By simply moving my data to the cloud (inadvertently, I’ll admit), I have made it work for me far more effectively and hassle-free than having it stored on the ‘company’ system. So, what was the cost for all of this great convenience? Zip. Nada. Zilch. Google provides this service at no cost - other than sliding a few relevant advertisers’ links past me while I review my email. (On a side note, I have lost count of the number of times that I actually did learn quite a bit from these links - so it really is a win-win scenario.) At a nominal cost, Google would suppress these links.

This is a simple example of the allure of the cloud versus in-house Big IT. Inexpensive versus expensive. The cloud is awash in reputable companies (such as Microsoft, Oracle, Amazon, IBM, Google) that provide low-cost storage and even virtual machines - all accessible via the web. This is a compelling business model for companies that are trying to reduce costs and be more efficient with their data. Sure, it means less work, which means that Big IT’s empire shrinks a bit - but it costs a lot to run that empire. So a savings would be a good thing.

So what are the potential downsides of living in the cloud? A glitch in the Internet could cause problems. The Internet is a huge entity and it seems to be running well enough for many businesses to have already made the leap into the cloud. Recently, Amazon’s EC2 system hiccupped and many businesses were seriously impacted, some for as long as a day or so. But this could have been avoided had these businesses designed their systems as recommended by Amazon - mirrored their systems on two different domains - so that one would have acted as a backup to the other. Disaster recovery requires a failover system. In a cloud context, this could be as simple as having your primary host and your failover host be provided by different cloud vendors.
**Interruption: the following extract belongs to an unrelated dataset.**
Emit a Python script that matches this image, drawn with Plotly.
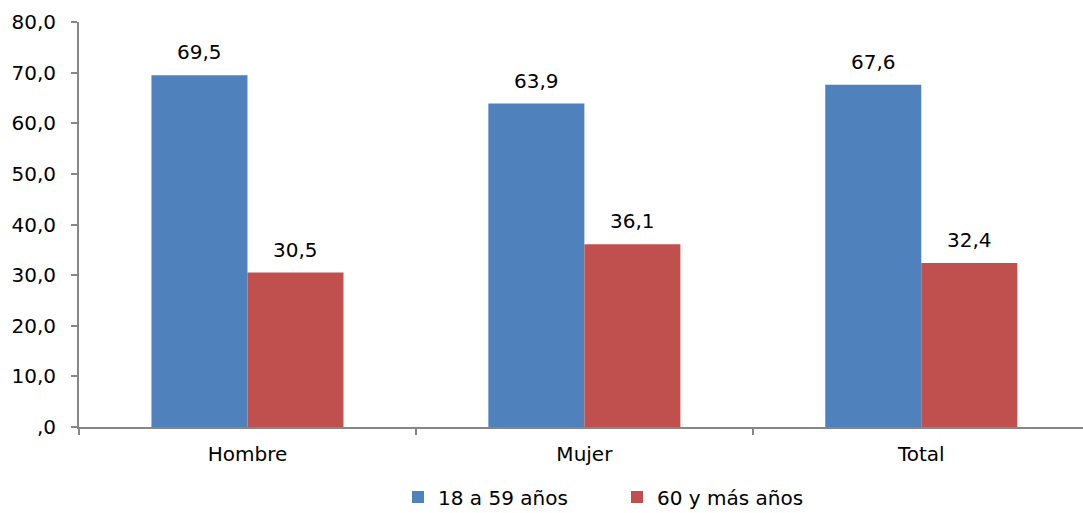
import plotly.graph_objects as go

categories = ["Hombre", "Mujer", "Total"]
serie_18_59 = [69.5, 63.9, 67.6]
serie_60_mas = [30.5, 36.1, 32.4]
series_names = ["18 a 59 años", "60 y más años"]
y_tickvals = [0, 10, 20, 30, 40, 50, 60, 70, 80]
y_ticktext = [",0", "10,0", "20,0", "30,0", "40,0", "50,0", "60,0", "70,0", "80,0"]

def fmt(v):
    return f"{v:.1f}".replace(".", ",")

FONT = "Verdana, DejaVu Sans, sans-serif"
FS = 20

fig = go.Figure()
fig.add_trace(go.Bar(
    x=categories, y=serie_18_59, name=series_names[0],
    marker=dict(color="#4F81BD", line=dict(width=0)),
))
fig.add_trace(go.Bar(
    x=categories, y=serie_60_mas, name=series_names[1],
    marker=dict(color="#C0504D", line=dict(width=0)),
))

# data labels above the bars
for values, shift in ((serie_18_59, -48), (serie_60_mas, 48)):
    for c, v in zip(categories, values):
        fig.add_annotation(
            x=c, y=v, text=fmt(v), showarrow=False,
            xref="x", yref="y", xanchor="center", yanchor="bottom",
            xshift=shift, yshift=9,
            font=dict(size=FS, color="black", family=FONT),
        )

fig.update_layout(
    width=1083, height=513,
    margin=dict(l=79, r=0, t=22, b=86, autoexpand=False),
    paper_bgcolor="white", plot_bgcolor="white",
    font=dict(family=FONT, size=FS, color="black"),
    barmode="group", bargap=0.43, bargroupgap=0,
    showlegend=True,
    legend=dict(orientation="h", x=(398 - 79) / 1004, xanchor="left",
                y=-0.173, yanchor="middle",
                font=dict(size=FS), traceorder="normal",
                itemwidth=30, entrywidth=174),
)
fig.update_xaxes(
    range=[-0.5, 2.48],
    showline=True, linecolor="#868686", linewidth=2,
    ticks="outside", tickson="boundaries", ticklen=6, tickcolor="#868686", tickwidth=2,
    showgrid=False, tickfont=dict(size=FS), ticklabelstandoff=8,
)
fig.update_yaxes(
    range=[0, 80], tickvals=y_tickvals, ticktext=y_ticktext,
    showline=True, linecolor="#868686", linewidth=2,
    ticks="outside", ticklen=6, tickcolor="#868686", tickwidth=2,
    showgrid=False, zeroline=False, tickfont=dict(size=FS), ticklabelstandoff=11,
)

fig.write_html("out.html", config={"displayModeBar": False},
               post_script="document.body.style.margin='0';document.body.style.padding='0';")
Thus far this discussion has focused on data. How about applications delivery?

Until 2006 or so, applications were primarily written to run as thin or thick clients on people’s desktops or laptops. Big IT installed applications on their servers and applied update patches from the vendor as required. Again, this requires more resources and helps Big IT to stay big. More applications and solutions require more servers and hardware and more people to manage them.

The cloud provides a significant new opportunity. Let the vendor bear the cost of managing the updates. This means less cost to the company while obtaining a higher quality of focused attention - vendors know their product and its behavior much better than Big IT could ever hope to understand. Consistent, contract-based, change management procedures ensure that the vendor complies with reasonable and logical processes that, in turn, ensure that the company gets a consistent and reliable product from the vendor. Another huge advantage is cost. The web-based access model for applications is typically based on the number of users and the applications that they use. Per-user costs are in the range of $100 to $1,000 per user per month depending on the application and the volume of data. Compare this with the millions of dollars required to even contemplate the deployment of an ERP system onto an in-house system.

To me, it seems obvious that getting your head into the cloud is a smart and savvy thing to do. The sooner, the better. All that you have to lose are your overhead costs.